Restate the data exactly as given and keep the pictures out.

### Given information
━━━━━━━━━━━━━━━━

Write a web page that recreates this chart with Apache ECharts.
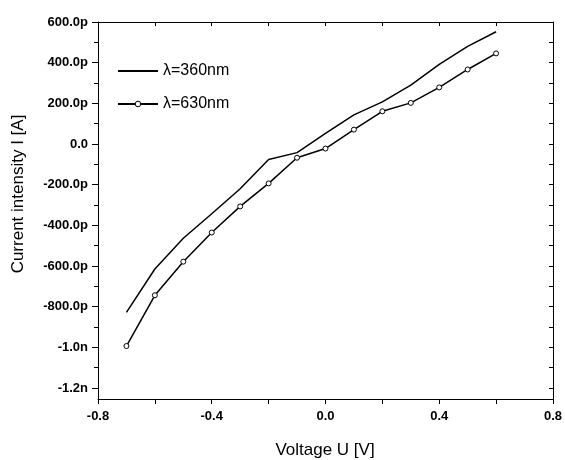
<!DOCTYPE html>
<html>
<head>
<meta charset="utf-8">
<script src="https://cdn.jsdelivr.net/npm/echarts@6/dist/echarts.min.js"></script>
<style>
    html, body { margin: 0; padding: 0; background: #fff; }
    #chart { width: 565px; height: 460px; }
</style>
</head>
<body>
<div id="chart"></div>
<script>
// voltage (V)
var voltage = [-0.7, -0.6, -0.5, -0.4, -0.3, -0.2, -0.1, 0.0, 0.1, 0.2, 0.3, 0.4, 0.5, 0.6];
// current in pA
var current360 = [-825, -612, -461, -341, -218, -75, -41, 53, 144, 208, 290, 392, 480, 552];
var current630 = [-990, -741, -576, -433, -305, -192, -66, -21, 72, 162, 203, 279, 367, 446];
var seriesNames = ['\u03bb=360nm', '\u03bb=630nm'];

var FONT = 'Arial, "Liberation Sans", sans-serif';

function pairs(xs, ys) {
    var out = [];
    for (var i = 0; i < xs.length; i++) out.push([xs[i], ys[i]]);
    return out;
}

function currentLabel(v) {
    if (v === 0) return '0.0';
    if (Math.abs(v) >= 1000) return (v / 1000).toFixed(1) + 'n';
    return v.toFixed(1) + 'p';
}

var dom = document.getElementById('chart');
var myChart = echarts.init(dom, null, { renderer: 'canvas' });

var lineStyle = { color: '#000', width: 1 };

var option = {
    backgroundColor: '#fff',
    animation: false,
    textStyle: { fontFamily: FONT },
    grid: [
        // plot frame + data
        { left: 98, right: 12, top: 22, bottom: 61 },
        // labelled current axis (-1.2n .. 600p)
        { left: 98, right: 12, top: 22, bottom: 72 }
    ],
    legend: {
        orient: 'vertical',
        left: 112,
        top: 58,
        itemWidth: 40,
        itemHeight: 7,
        itemGap: 17,
        textStyle: { fontSize: 16, color: '#000', fontFamily: FONT },
        data: [
            { name: seriesNames[0], itemStyle: { opacity: 0 } },
            { name: seriesNames[1], itemStyle: { color: '#fff', borderColor: '#000', borderWidth: 1 } }
        ]
    },
    xAxis: [
        {
            type: 'value', gridIndex: 0, min: -0.8, max: 0.8, interval: 0.4,
            axisLine: { show: true, onZero: false, lineStyle: lineStyle },
            axisTick: { show: true, inside: false, length: 5, lineStyle: lineStyle },
            minorTick: { show: true, splitNumber: 2, length: 5, lineStyle: lineStyle },
            axisLabel: {
                color: '#000', fontSize: 13, fontWeight: 'bold', margin: 11,
                formatter: function (v) { return v.toFixed(1); }
            },
            splitLine: { show: false }
        },
        {
            type: 'value', gridIndex: 0, position: 'top', min: -0.8, max: 0.8, interval: 0.2,
            axisLine: { show: true, onZero: false, lineStyle: lineStyle },
            axisTick: { show: true, inside: true, length: 4, lineStyle: lineStyle },
            axisLabel: { show: false },
            splitLine: { show: false }
        },
        {
            type: 'value', gridIndex: 1, min: -0.8, max: 0.8, show: false
        }
    ],
    yAxis: [
        {
            type: 'value', gridIndex: 0, min: -1250, max: 600,
            axisLine: { show: true, onZero: false, lineStyle: lineStyle },
            axisTick: { show: false },
            axisLabel: { show: false },
            splitLine: { show: false }
        },
        {
            type: 'value', gridIndex: 0, position: 'right', min: -1250, max: 600,
            axisLine: { show: true, onZero: false, lineStyle: lineStyle },
            axisTick: { show: false },
            axisLabel: { show: false },
            splitLine: { show: false }
        },
        {
            type: 'value', gridIndex: 1, min: -1200, max: 600, interval: 200,
            axisLine: { show: false, onZero: false },
            axisTick: { show: true, inside: false, length: 6, lineStyle: lineStyle },
            minorTick: { show: true, splitNumber: 2, length: 4, lineStyle: lineStyle },
            axisLabel: {
                color: '#000', fontSize: 13, fontWeight: 'bold', margin: 10,
                formatter: currentLabel
            },
            splitLine: { show: false }
        },
        {
            type: 'value', gridIndex: 1, position: 'right', min: -1200, max: 600, interval: 100,
            axisLine: { show: false, onZero: false },
            axisTick: { show: true, inside: true, length: 4, lineStyle: lineStyle },
            axisLabel: { show: false },
            splitLine: { show: false }
        }
    ],
    graphic: [
        {
            type: 'text', x: 18, y: 194, rotation: Math.PI / 2,
            style: {
                text: 'Current intensity I [A]', fill: '#000',
                font: '17px ' + FONT, textAlign: 'center', textVerticalAlign: 'middle'
            }
        },
        {
            type: 'text', x: 325, y: 450,
            style: {
                text: 'Voltage U [V]', fill: '#000',
                font: '17px ' + FONT, textAlign: 'center', textVerticalAlign: 'middle'
            }
        }
    ],
    series: [
        {
            name: seriesNames[0],
            type: 'line',
            xAxisIndex: 0, yAxisIndex: 0,
            data: pairs(voltage, current360),
            symbol: 'none',
            lineStyle: { color: '#000', width: 1.5 },
            itemStyle: { color: '#000' }
        },
        {
            name: seriesNames[1],
            type: 'line',
            xAxisIndex: 0, yAxisIndex: 0,
            data: pairs(voltage, current630),
            symbol: 'circle',
            symbolSize: 5,
            lineStyle: { color: '#000', width: 1.5 },
            itemStyle: { color: '#fff', borderColor: '#000', borderWidth: 1 }
        }
    ]
};

if (option && typeof option === 'object') {
    myChart.setOption(option);
}

window.addEventListener('resize', function () {
    myChart.resize();
});
</script>
</body>
</html>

━━━━━━━━━━━━━━━━

### Exercise answer
Write a web page that recreates this chart with Apache ECharts.
<!DOCTYPE html>
<html>
<head>
<meta charset="utf-8">
<script src="https://cdn.jsdelivr.net/npm/echarts@6/dist/echarts.min.js"></script>
<style>
    html, body { margin: 0; padding: 0; background: #fff; }
    #chart { width: 565px; height: 460px; }
</style>
</head>
<body>
<div id="chart"></div>
<script>
// voltage (V)
var voltage = [-0.7, -0.6, -0.5, -0.4, -0.3, -0.2, -0.1, 0.0, 0.1, 0.2, 0.3, 0.4, 0.5, 0.6];
// current in pA
var current360 = [-825, -612, -461, -341, -218, -75, -41, 53, 144, 208, 290, 392, 480, 552];
var current630 = [-990, -741, -576, -433, -305, -192, -66, -21, 72, 162, 203, 279, 367, 446];
var seriesNames = ['\u03bb=360nm', '\u03bb=630nm'];

var FONT = 'Arial, "Liberation Sans", sans-serif';

function pairs(xs, ys) {
    var out = [];
    for (var i = 0; i < xs.length; i++) out.push([xs[i], ys[i]]);
    return out;
}

function currentLabel(v) {
    if (v === 0) return '0.0';
    if (Math.abs(v) >= 1000) return (v / 1000).toFixed(1) + 'n';
    return v.toFixed(1) + 'p';
}

var dom = document.getElementById('chart');
var myChart = echarts.init(dom, null, { renderer: 'canvas' });

var lineStyle = { color: '#000', width: 1 };

var option = {
    backgroundColor: '#fff',
    animation: false,
    textStyle: { fontFamily: FONT },
    grid: [
        // plot frame + data
        { left: 98, right: 12, top: 22, bottom: 61 },
        // labelled current axis (-1.2n .. 600p)
        { left: 98, right: 12, top: 22, bottom: 72 }
    ],
    legend: {
        orient: 'vertical',
        left: 112,
        top: 58,
        itemWidth: 40,
        itemHeight: 7,
        itemGap: 17,
        textStyle: { fontSize: 16, color: '#000', fontFamily: FONT },
        data: [
            { name: seriesNames[0], itemStyle: { opacity: 0 } },
            { name: seriesNames[1], itemStyle: { color: '#fff', borderColor: '#000', borderWidth: 1 } }
        ]
    },
    xAxis: [
        {
            type: 'value', gridIndex: 0, min: -0.8, max: 0.8, interval: 0.4,
            axisLine: { show: true, onZero: false, lineStyle: lineStyle },
            axisTick: { show: true, inside: false, length: 5, lineStyle: lineStyle },
            minorTick: { show: true, splitNumber: 2, length: 5, lineStyle: lineStyle },
            axisLabel: {
                color: '#000', fontSize: 13, fontWeight: 'bold', margin: 11,
                formatter: function (v) { return v.toFixed(1); }
            },
            splitLine: { show: false }
        },
        {
            type: 'value', gridIndex: 0, position: 'top', min: -0.8, max: 0.8, interval: 0.2,
            axisLine: { show: true, onZero: false, lineStyle: lineStyle },
            axisTick: { show: true, inside: true, length: 4, lineStyle: lineStyle },
            axisLabel: { show: false },
            splitLine: { show: false }
        },
        {
            type: 'value', gridIndex: 1, min: -0.8, max: 0.8, show: false
        }
    ],
    yAxis: [
        {
            type: 'value', gridIndex: 0, min: -1250, max: 600,
            axisLine: { show: true, onZero: false, lineStyle: lineStyle },
            axisTick: { show: false },
            axisLabel: { show: false },
            splitLine: { show: false }
        },
        {
            type: 'value', gridIndex: 0, position: 'right', min: -1250, max: 600,
            axisLine: { show: true, onZero: false, lineStyle: lineStyle },
            axisTick: { show: false },
            axisLabel: { show: false },
            splitLine: { show: false }
        },
        {
            type: 'value', gridIndex: 1, min: -1200, max: 600, interval: 200,
            axisLine: { show: false, onZero: false },
            axisTick: { show: true, inside: false, length: 6, lineStyle: lineStyle },
            minorTick: { show: true, splitNumber: 2, length: 4, lineStyle: lineStyle },
            axisLabel: {
                color: '#000', fontSize: 13, fontWeight: 'bold', margin: 10,
                formatter: currentLabel
            },
            splitLine: { show: false }
        },
        {
            type: 'value', gridIndex: 1, position: 'right', min: -1200, max: 600, interval: 100,
            axisLine: { show: false, onZero: false },
            axisTick: { show: true, inside: true, length: 4, lineStyle: lineStyle },
            axisLabel: { show: false },
            splitLine: { show: false }
        }
    ],
    graphic: [
        {
            type: 'text', x: 18, y: 194, rotation: Math.PI / 2,
            style: {
                text: 'Current intensity I [A]', fill: '#000',
                font: '17px ' + FONT, textAlign: 'center', textVerticalAlign: 'middle'
            }
        },
        {
            type: 'text', x: 325, y: 450,
            style: {
                text: 'Voltage U [V]', fill: '#000',
                font: '17px ' + FONT, textAlign: 'center', textVerticalAlign: 'middle'
            }
        }
    ],
    series: [
        {
            name: seriesNames[0],
            type: 'line',
            xAxisIndex: 0, yAxisIndex: 0,
            data: pairs(voltage, current360),
            symbol: 'none',
            lineStyle: { color: '#000', width: 1.5 },
            itemStyle: { color: '#000' }
        },
        {
            name: seriesNames[1],
            type: 'line',
            xAxisIndex: 0, yAxisIndex: 0,
            data: pairs(voltage, current630),
            symbol: 'circle',
            symbolSize: 5,
            lineStyle: { color: '#000', width: 1.5 },
            itemStyle: { color: '#fff', borderColor: '#000', borderWidth: 1 }
        }
    ]
};

if (option && typeof option === 'object') {
    myChart.setOption(option);
}

window.addEventListener('resize', function () {
    myChart.resize();
});
</script>
</body>
</html>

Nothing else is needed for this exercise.